Exercise brief:
Produce a word-for-word copy of the listing below without its pictures.

+ + + +

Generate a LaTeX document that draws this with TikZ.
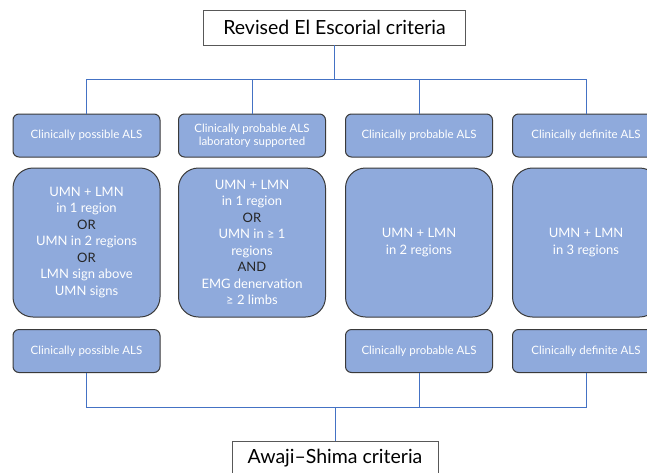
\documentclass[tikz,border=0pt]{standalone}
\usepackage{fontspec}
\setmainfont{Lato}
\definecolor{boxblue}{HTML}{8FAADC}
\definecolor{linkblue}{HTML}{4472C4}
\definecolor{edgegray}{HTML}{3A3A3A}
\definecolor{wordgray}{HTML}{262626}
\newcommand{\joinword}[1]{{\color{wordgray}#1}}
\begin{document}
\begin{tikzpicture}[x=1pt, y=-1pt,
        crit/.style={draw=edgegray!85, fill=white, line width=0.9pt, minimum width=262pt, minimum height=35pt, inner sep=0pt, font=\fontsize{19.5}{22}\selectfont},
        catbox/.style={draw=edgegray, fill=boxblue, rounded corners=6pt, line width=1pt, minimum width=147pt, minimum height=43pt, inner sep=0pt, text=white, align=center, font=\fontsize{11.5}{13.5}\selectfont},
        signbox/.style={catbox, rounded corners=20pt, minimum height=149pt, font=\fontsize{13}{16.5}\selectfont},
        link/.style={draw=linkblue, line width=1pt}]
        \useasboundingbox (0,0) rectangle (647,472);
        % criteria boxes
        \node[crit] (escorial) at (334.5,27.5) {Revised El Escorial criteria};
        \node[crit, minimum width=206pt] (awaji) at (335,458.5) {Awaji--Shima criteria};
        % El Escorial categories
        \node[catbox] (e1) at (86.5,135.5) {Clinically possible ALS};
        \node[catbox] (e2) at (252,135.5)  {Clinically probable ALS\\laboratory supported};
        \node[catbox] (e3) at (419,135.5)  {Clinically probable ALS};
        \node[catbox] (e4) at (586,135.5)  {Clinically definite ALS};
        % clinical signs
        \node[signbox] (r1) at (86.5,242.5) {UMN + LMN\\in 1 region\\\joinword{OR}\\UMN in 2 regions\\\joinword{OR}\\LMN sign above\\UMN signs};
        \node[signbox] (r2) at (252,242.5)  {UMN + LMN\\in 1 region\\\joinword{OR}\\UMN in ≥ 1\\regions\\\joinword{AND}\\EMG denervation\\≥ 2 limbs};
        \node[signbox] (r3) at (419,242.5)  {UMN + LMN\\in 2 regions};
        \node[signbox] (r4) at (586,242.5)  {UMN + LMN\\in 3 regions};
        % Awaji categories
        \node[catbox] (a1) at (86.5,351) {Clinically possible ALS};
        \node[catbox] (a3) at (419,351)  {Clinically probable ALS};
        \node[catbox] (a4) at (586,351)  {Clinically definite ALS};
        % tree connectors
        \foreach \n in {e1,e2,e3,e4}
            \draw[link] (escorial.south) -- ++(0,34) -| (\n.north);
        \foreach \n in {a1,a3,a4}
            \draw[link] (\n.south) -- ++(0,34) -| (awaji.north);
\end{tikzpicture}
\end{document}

+ + + +

Answer in full:
Generate a LaTeX document that draws this with TikZ.
\documentclass[tikz,border=0pt]{standalone}
\usepackage{fontspec}
\setmainfont{Lato}
\definecolor{boxblue}{HTML}{8FAADC}
\definecolor{linkblue}{HTML}{4472C4}
\definecolor{edgegray}{HTML}{3A3A3A}
\definecolor{wordgray}{HTML}{262626}
\newcommand{\joinword}[1]{{\color{wordgray}#1}}
\begin{document}
\begin{tikzpicture}[x=1pt, y=-1pt,
        crit/.style={draw=edgegray!85, fill=white, line width=0.9pt, minimum width=262pt, minimum height=35pt, inner sep=0pt, font=\fontsize{19.5}{22}\selectfont},
        catbox/.style={draw=edgegray, fill=boxblue, rounded corners=6pt, line width=1pt, minimum width=147pt, minimum height=43pt, inner sep=0pt, text=white, align=center, font=\fontsize{11.5}{13.5}\selectfont},
        signbox/.style={catbox, rounded corners=20pt, minimum height=149pt, font=\fontsize{13}{16.5}\selectfont},
        link/.style={draw=linkblue, line width=1pt}]
        \useasboundingbox (0,0) rectangle (647,472);
        % criteria boxes
        \node[crit] (escorial) at (334.5,27.5) {Revised El Escorial criteria};
        \node[crit, minimum width=206pt] (awaji) at (335,458.5) {Awaji--Shima criteria};
        % El Escorial categories
        \node[catbox] (e1) at (86.5,135.5) {Clinically possible ALS};
        \node[catbox] (e2) at (252,135.5)  {Clinically probable ALS\\laboratory supported};
        \node[catbox] (e3) at (419,135.5)  {Clinically probable ALS};
        \node[catbox] (e4) at (586,135.5)  {Clinically definite ALS};
        % clinical signs
        \node[signbox] (r1) at (86.5,242.5) {UMN + LMN\\in 1 region\\\joinword{OR}\\UMN in 2 regions\\\joinword{OR}\\LMN sign above\\UMN signs};
        \node[signbox] (r2) at (252,242.5)  {UMN + LMN\\in 1 region\\\joinword{OR}\\UMN in ≥ 1\\regions\\\joinword{AND}\\EMG denervation\\≥ 2 limbs};
        \node[signbox] (r3) at (419,242.5)  {UMN + LMN\\in 2 regions};
        \node[signbox] (r4) at (586,242.5)  {UMN + LMN\\in 3 regions};
        % Awaji categories
        \node[catbox] (a1) at (86.5,351) {Clinically possible ALS};
        \node[catbox] (a3) at (419,351)  {Clinically probable ALS};
        \node[catbox] (a4) at (586,351)  {Clinically definite ALS};
        % tree connectors
        \foreach \n in {e1,e2,e3,e4}
            \draw[link] (escorial.south) -- ++(0,34) -| (\n.north);
        \foreach \n in {a1,a3,a4}
            \draw[link] (\n.south) -- ++(0,34) -| (awaji.north);
\end{tikzpicture}
\end{document}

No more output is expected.